April 9, 2011

Saturday, April 09, 2011 - No comments

Part I of V: The Use of High Value Art and Collectibles to Launder and/or Transfer Capital

James A. Bond
by James A. Bond, ARCA Class 2011
"Capital is money, capital is commodities. By virtue of it being value, it has acquired the occult ability to add value to itself. It brings forth living offspring, or, at least, lays golden eggs." 
“Capital is that part of wealth which is devoted to obtaining further wealth."
For both Karl Marx and Alfred Marshall their understanding and conceptualization of capital evolved during the industrial revolution in the mid 19th century as nations and individuals began the struggle to come to terms with the uses and nature of this new instrument called capital. During this period, capital came to be recognized as another pillar of capitalism and was becoming more integrated into the economic equation that heretofore had focused primarily on land and labor. As can be seen, especially in the quote from Marx, capital was considered unique. It was able to replicate itself when it began to bear interest and create wealth by combining with other assets to produce a new product, the final value being greater than the sum of its parts. Over time economist began to see that there existed many types of capital other than the monetary capital or M2, the traditional measure of the actual supply of money in each country. Today’s economists recognize that there are different categories of capital that can provide opportunities for individuals and businesses to transfer, protect, and nurture this unique economic instrument that Marx described with its “occult ability to lay golden eggs.”

Capital is productive either asleep or awake. It provides the incentive for capitalism, the reward for ingenuity, and a measure of where we are as an individual or nation. It also provides a measure of where we have been. Some types of capital are malleable, being easily morphed from one form to another virtually anywhere on the planet. This ability to maintain value in various forms has made it valuable to individuals and companies when capital needs to be transferred, or laundered as a criminal endeavor. In this age of globalization and slowly increasing prosperity, it could become a more widely recognized tool as businesses, individuals, and criminals seek alternative means to launder or transfer capital in order to protect their net worth and standard of living.

Every nation has capital of different quantities and different types, as does every individual. The word capital when used in a financial context is invariably conceptualized in monetary terms represented by the symbol M2. However, other types of capital exist and can be corporeal or incorporeal. One of the most important types of incorporeal capital existing within each nation is its intellectual and human capital, which exist alongside a form of corporeal capital represented by natural resources like minerals, energy, and water that derive from the land.

Art capital, existing in the public domain at museums, universities, and government repositories, represents a significant part of national and international wealth and is frequently overlooked as a type of capital because it is thought of in terms of public art. However, art capital exists in varying quantities in all nations as combination of public and private art and collectibles, the percentage mix affected by laws and the relative wealth and age of the nation. The United States, being a very young nation, had little indigenous art, which meant the great portion of art wealth had to be purchased by either institutions or individuals.

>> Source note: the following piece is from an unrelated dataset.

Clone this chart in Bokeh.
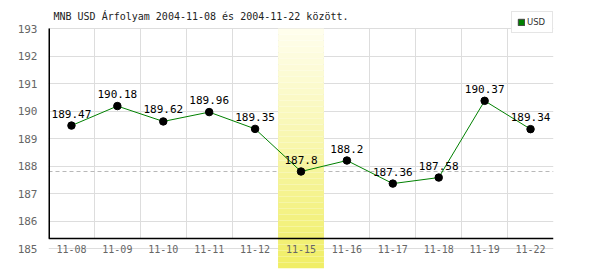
from bokeh.plotting import figure
from bokeh.models import (Range1d, FixedTicker, Span, Label, Legend, LegendItem,
                          ColumnDataSource)
from bokeh.embed import file_html
from bokeh.resources import INLINE
from bokeh.core.properties import value

# ---- data ----
dates = ["11-08", "11-09", "11-10", "11-11", "11-12", "11-15",
         "11-16", "11-17", "11-18", "11-19", "11-22"]
rates = [189.47, 190.18, 189.62, 189.96, 189.35, 187.8,
         188.2, 187.36, 187.58, 190.37, 189.34]
y_ticks = [185, 186, 187, 188, 189, 190, 191, 192, 193]
highlight_date = "11-15"
series_name = "USD"
title_text = "MNB USD Árfolyam 2004-11-08 és 2004-11-22 között."

# ---- layout constants ----
PX_PER_UNIT = 27.5
Y_TOP_TICK = 193.0
Y_MIN = Y_TOP_TICK - 240 / PX_PER_UNIT
Y_MAX = Y_TOP_TICK + 28 / PX_PER_UNIT
AXIS_Y = 185.36
MONO = "DejaVu Sans Mono"

xs = list(range(len(dates)))
hi = dates.index(highlight_date)
labels_txt = [str(v) for v in rates]

p = figure(width=600, height=270, output_backend="svg", toolbar_location=None,
           x_range=Range1d(-0.5, len(dates) - 0.5), y_range=Range1d(Y_MIN, Y_MAX),
           min_border_left=48, min_border_right=47, min_border_top=0,
           min_border_bottom=2)
p.outline_line_color = None
p.background_fill_color = "white"
p.border_fill_color = "white"

# grids
p.ygrid.ticker = FixedTicker(ticks=y_ticks)
p.ygrid.grid_line_color = "#dddddd"
p.xgrid.ticker = FixedTicker(ticks=[i + 0.5 for i in xs])
p.xgrid.grid_line_color = "#dddddd"
try:
    p.xgrid.cross_bounds = (AXIS_Y, Y_TOP_TICK)
except Exception:
    pass

# y axis
p.yaxis.ticker = FixedTicker(ticks=y_ticks)
p.yaxis.axis_line_color = None
p.yaxis.major_tick_line_color = None
p.yaxis.minor_tick_line_color = None
p.yaxis.major_label_standoff = 5
p.yaxis.major_label_text_font = MONO
p.yaxis.major_label_text_font_size = "11px"
p.yaxis.major_label_text_color = "#666666"

# x axis
p.xaxis.fixed_location = AXIS_Y
p.xaxis.ticker = FixedTicker(ticks=xs)
p.xaxis.major_label_overrides = {i: d for i, d in zip(xs, dates)}
p.xaxis.axis_line_color = "black"
p.xaxis.axis_line_width = 1.5
p.xaxis.major_tick_line_color = None
p.xaxis.minor_tick_line_color = None
p.xaxis.major_label_standoff = 0
p.xaxis.major_label_text_font = MONO
p.xaxis.major_label_text_font_size = "10px"
p.xaxis.major_label_text_color = "#666666"

# dashed reference line at highlighted day's value
p.add_layout(Span(location=rates[hi], dimension="width", line_color="#b8b8b8",
                  line_dash="4 3", line_width=1, level="underlay"))

# highlight band with vertical gradient (stacked slices)
N = 40
top_c = (255, 254, 238)
bot_c = (240, 238, 100)
step = (Y_TOP_TICK - Y_MIN) / N
bottoms, tops_, cols = [], [], []
for k in range(N):
    b = Y_MIN + k * step
    t = b + step * 1.02
    f = (k + 0.5) / N
    c = tuple(int(round(bot_c[j] + (top_c[j] - bot_c[j]) * f)) for j in range(3))
    bottoms.append(b)
    tops_.append(min(t, Y_TOP_TICK))
    cols.append("#%02x%02x%02x" % c)
p.quad(left=[hi - 0.5] * N, right=[hi + 0.5] * N, bottom=bottoms, top=tops_,
       fill_color=cols, line_color=None)

# y axis line
p.segment(x0=[-0.5], y0=[AXIS_Y], x1=[-0.5], y1=[Y_TOP_TICK], line_color="black",
          line_width=3)

# series
src = ColumnDataSource(dict(x=xs, y=rates, lbl=labels_txt))
p.line("x", "y", source=src, line_color="#008000", line_width=1)
p.scatter("x", "y", source=src, size=7.5, fill_color="black", line_color="black")
p.text("x", "y", text="lbl", source=src, text_align="center",
       text_baseline="bottom", y_offset=-8, text_font=value(MONO),
       text_font_size="11px", text_color="black")

# title
p.add_layout(Label(x=-0.5, y=Y_TOP_TICK, x_offset=5, y_offset=12, text=title_text,
                   text_baseline="middle", text_font=MONO, text_font_size="10px",
                   text_color="#222222"))

# legend (swatch renderer is hidden; only its legend icon is shown)
leg_r = p.quad(left="x", right="x", bottom="y", top="y", source=src,
               fill_color="#008000", line_color="#404040")
leg_r.visible = False
legend = Legend(items=[LegendItem(label=series_name, renderers=[leg_r])],
                location=(463, 235), padding=5, glyph_width=8, glyph_height=8,
                label_standoff=2, label_width=20, label_height=10,
                label_text_font="DejaVu Sans", label_text_font_size="8.5px",
                label_text_color="#333333", border_line_color="#cccccc",
                background_fill_color="white", background_fill_alpha=1,
                inactive_fill_alpha=0, margin=0, spacing=0)
p.add_layout(legend)

open("out.html", "w").write(file_html(p, INLINE))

Art capital in the public domain represents only a small fraction of the total art capital within each nation. The amount of art capital held privately by the public will never be known, not only because it is privately held, but also because a true value for each piece can only be determined if it is ever sold and the price made public, which is rare for private sales. This is not an unusual occurrence in the art world where 70 percent of art sold at auction is sold anonymously. The price then dependent upon the art fashion cycle, supply and demand, and the world economy.

The fact that there is no complete record of the type and value of the private art within each nation is an important element to consider when evaluating the uses and utility that art capital represents for each nation and the individual. This invisible yet ubiquitous quality coupled with the relative ease of monetization gives high value art and collectibles a unique cachet in the world of capital.

High value art and collectibles have been and will continue to be used to mask capital appreciation and assist in the discrete transfer of capital while at the same time providing a safe haven. This is especially true in the current age of globalization and the increasing transnationalization of crime. Specific events like 9/11 and the financial crisis of 2008-2010 have caused governments to change the way M2 is regulated opening the door to other venues of capital movement. This happens for a variety of reasons including escaping taxation, the laundering of money, to decrease tax liability, and protect accumulated wealth for both individuals and businesses. This trend will surely be exacerbated in coming years for the following four reasons. 
1) Governments will continue to refine currency transaction laws governing the movement of M2 to further restrict funding for terrorism and control the profits generated by transnational crime. 
2) New sources of revenue will be needed by governments to replace the revenue lost in the wake of the 2008-2009 financial crises and to fund entitlement programs that will be fully populated in this decade as the baby boomers retire. This will be an ever-growing problem for many nations for a variety of reasons including; underfunded entitlement programs, immigration policies, national demographics, and excessive national debt service requirements. 
3) The risk of inflation, which always realigns capital allocations. 
4) The process of adjusting to an evolving world order, which will require integrating an ever more prosperous and populous India and China and their growing middle class as they begin to accumulate assets and enjoy their new wealth.